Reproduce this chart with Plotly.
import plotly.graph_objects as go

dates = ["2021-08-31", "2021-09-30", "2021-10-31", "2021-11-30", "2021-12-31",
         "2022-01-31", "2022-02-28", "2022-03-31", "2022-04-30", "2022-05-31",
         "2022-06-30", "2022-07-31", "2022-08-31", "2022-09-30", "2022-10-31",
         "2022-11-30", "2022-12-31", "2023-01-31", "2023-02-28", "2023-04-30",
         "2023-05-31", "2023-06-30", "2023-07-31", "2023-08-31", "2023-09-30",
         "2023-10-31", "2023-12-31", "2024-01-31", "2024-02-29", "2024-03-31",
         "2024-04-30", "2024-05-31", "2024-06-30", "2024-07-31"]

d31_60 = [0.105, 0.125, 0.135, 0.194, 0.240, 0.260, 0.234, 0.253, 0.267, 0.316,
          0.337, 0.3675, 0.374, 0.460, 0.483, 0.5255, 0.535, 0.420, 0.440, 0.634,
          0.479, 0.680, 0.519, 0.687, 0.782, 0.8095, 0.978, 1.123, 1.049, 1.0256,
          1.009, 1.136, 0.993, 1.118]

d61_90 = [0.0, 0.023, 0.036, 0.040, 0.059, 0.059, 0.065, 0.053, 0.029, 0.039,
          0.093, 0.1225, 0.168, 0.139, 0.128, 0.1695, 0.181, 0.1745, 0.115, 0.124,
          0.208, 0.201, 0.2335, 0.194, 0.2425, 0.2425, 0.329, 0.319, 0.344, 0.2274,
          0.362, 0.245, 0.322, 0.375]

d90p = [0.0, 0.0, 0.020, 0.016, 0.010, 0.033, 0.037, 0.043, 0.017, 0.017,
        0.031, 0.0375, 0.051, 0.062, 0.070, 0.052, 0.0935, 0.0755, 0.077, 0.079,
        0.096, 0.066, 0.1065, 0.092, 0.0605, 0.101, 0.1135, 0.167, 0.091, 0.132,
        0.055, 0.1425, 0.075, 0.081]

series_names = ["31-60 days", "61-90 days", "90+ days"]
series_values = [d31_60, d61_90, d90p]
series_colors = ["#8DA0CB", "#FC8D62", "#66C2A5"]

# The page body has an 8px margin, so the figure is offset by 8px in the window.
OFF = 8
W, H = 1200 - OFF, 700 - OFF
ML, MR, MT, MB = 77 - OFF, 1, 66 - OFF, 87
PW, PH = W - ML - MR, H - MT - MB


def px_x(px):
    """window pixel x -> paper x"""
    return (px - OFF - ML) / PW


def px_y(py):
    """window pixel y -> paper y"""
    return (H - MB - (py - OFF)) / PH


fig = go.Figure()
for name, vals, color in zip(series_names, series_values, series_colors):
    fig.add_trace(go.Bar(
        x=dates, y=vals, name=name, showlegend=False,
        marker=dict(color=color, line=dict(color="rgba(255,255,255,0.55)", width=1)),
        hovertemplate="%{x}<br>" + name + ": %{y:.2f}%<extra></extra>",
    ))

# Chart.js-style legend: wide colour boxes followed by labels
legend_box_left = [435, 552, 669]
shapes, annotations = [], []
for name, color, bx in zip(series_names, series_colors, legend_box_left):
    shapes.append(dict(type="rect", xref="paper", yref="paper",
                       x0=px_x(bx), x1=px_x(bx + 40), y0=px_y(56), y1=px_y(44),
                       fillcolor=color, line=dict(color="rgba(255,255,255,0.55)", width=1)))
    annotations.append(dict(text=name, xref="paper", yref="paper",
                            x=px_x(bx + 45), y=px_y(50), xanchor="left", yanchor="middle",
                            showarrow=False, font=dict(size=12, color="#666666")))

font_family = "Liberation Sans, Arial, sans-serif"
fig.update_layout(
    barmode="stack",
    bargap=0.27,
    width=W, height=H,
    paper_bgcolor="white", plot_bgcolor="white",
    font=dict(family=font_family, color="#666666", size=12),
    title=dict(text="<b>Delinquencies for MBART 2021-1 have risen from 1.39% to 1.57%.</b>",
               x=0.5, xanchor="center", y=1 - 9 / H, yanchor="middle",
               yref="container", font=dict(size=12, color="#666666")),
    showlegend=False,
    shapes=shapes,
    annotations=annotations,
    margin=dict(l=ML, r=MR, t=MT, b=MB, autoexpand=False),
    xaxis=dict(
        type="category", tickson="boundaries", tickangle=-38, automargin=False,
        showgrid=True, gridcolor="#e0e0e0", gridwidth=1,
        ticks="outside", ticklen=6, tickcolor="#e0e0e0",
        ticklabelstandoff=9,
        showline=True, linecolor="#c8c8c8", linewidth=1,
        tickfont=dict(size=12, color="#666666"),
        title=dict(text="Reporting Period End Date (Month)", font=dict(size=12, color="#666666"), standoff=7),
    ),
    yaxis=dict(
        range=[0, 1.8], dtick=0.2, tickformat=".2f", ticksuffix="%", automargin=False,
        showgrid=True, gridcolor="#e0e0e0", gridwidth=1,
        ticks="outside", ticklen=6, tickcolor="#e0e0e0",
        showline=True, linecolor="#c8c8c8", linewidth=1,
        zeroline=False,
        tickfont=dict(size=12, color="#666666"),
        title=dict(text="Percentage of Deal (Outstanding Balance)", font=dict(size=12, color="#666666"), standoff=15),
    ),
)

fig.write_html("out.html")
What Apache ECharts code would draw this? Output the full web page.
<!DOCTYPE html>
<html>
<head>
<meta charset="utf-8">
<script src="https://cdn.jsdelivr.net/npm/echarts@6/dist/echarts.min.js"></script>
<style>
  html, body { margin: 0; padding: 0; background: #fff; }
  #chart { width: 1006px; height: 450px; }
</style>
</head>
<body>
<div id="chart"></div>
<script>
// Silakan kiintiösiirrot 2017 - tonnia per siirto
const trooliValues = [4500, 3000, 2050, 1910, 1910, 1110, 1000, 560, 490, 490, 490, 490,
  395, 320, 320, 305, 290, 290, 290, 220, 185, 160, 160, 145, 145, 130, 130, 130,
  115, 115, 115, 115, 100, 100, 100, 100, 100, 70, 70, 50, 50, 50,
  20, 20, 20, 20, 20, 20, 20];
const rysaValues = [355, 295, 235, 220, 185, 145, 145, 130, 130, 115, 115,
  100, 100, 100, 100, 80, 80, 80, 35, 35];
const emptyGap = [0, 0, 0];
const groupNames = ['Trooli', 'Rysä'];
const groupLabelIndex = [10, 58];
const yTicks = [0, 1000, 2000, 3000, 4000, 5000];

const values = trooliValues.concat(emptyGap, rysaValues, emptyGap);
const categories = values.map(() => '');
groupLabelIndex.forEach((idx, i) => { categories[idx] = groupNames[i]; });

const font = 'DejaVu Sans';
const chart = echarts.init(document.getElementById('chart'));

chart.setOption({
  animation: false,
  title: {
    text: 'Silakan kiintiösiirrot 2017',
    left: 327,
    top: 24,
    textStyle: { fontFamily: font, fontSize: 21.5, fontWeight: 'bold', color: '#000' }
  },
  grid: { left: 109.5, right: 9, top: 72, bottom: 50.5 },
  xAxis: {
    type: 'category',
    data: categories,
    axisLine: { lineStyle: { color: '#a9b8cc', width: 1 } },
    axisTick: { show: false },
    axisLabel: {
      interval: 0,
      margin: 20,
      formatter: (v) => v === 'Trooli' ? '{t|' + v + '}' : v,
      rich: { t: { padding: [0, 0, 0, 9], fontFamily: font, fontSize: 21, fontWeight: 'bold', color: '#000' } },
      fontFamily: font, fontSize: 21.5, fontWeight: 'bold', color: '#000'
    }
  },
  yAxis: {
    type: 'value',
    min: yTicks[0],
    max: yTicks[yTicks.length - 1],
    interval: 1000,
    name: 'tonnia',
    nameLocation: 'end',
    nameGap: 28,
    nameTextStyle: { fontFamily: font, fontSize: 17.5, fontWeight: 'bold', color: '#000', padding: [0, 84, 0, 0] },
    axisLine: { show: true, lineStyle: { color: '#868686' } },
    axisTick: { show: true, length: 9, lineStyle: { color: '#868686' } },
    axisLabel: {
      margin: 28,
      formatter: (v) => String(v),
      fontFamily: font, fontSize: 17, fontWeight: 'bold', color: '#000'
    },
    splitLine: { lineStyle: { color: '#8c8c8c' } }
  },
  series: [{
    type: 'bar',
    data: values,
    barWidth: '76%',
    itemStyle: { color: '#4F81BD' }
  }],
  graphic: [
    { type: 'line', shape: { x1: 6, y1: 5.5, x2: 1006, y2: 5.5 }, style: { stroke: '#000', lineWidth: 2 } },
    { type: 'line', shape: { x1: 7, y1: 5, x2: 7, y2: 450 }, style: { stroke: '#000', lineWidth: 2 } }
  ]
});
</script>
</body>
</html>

Exercise task: Lines from the beginning of the data above through the line containing "0.362, 0.245, 0.322, 0.375]" are to be returned exactly, and no others.

Answer to this problem:
Reproduce this chart with Plotly.
import plotly.graph_objects as go

dates = ["2021-08-31", "2021-09-30", "2021-10-31", "2021-11-30", "2021-12-31",
         "2022-01-31", "2022-02-28", "2022-03-31", "2022-04-30", "2022-05-31",
         "2022-06-30", "2022-07-31", "2022-08-31", "2022-09-30", "2022-10-31",
         "2022-11-30", "2022-12-31", "2023-01-31", "2023-02-28", "2023-04-30",
         "2023-05-31", "2023-06-30", "2023-07-31", "2023-08-31", "2023-09-30",
         "2023-10-31", "2023-12-31", "2024-01-31", "2024-02-29", "2024-03-31",
         "2024-04-30", "2024-05-31", "2024-06-30", "2024-07-31"]

d31_60 = [0.105, 0.125, 0.135, 0.194, 0.240, 0.260, 0.234, 0.253, 0.267, 0.316,
          0.337, 0.3675, 0.374, 0.460, 0.483, 0.5255, 0.535, 0.420, 0.440, 0.634,
          0.479, 0.680, 0.519, 0.687, 0.782, 0.8095, 0.978, 1.123, 1.049, 1.0256,
          1.009, 1.136, 0.993, 1.118]

d61_90 = [0.0, 0.023, 0.036, 0.040, 0.059, 0.059, 0.065, 0.053, 0.029, 0.039,
          0.093, 0.1225, 0.168, 0.139, 0.128, 0.1695, 0.181, 0.1745, 0.115, 0.124,
          0.208, 0.201, 0.2335, 0.194, 0.2425, 0.2425, 0.329, 0.319, 0.344, 0.2274,
          0.362, 0.245, 0.322, 0.375]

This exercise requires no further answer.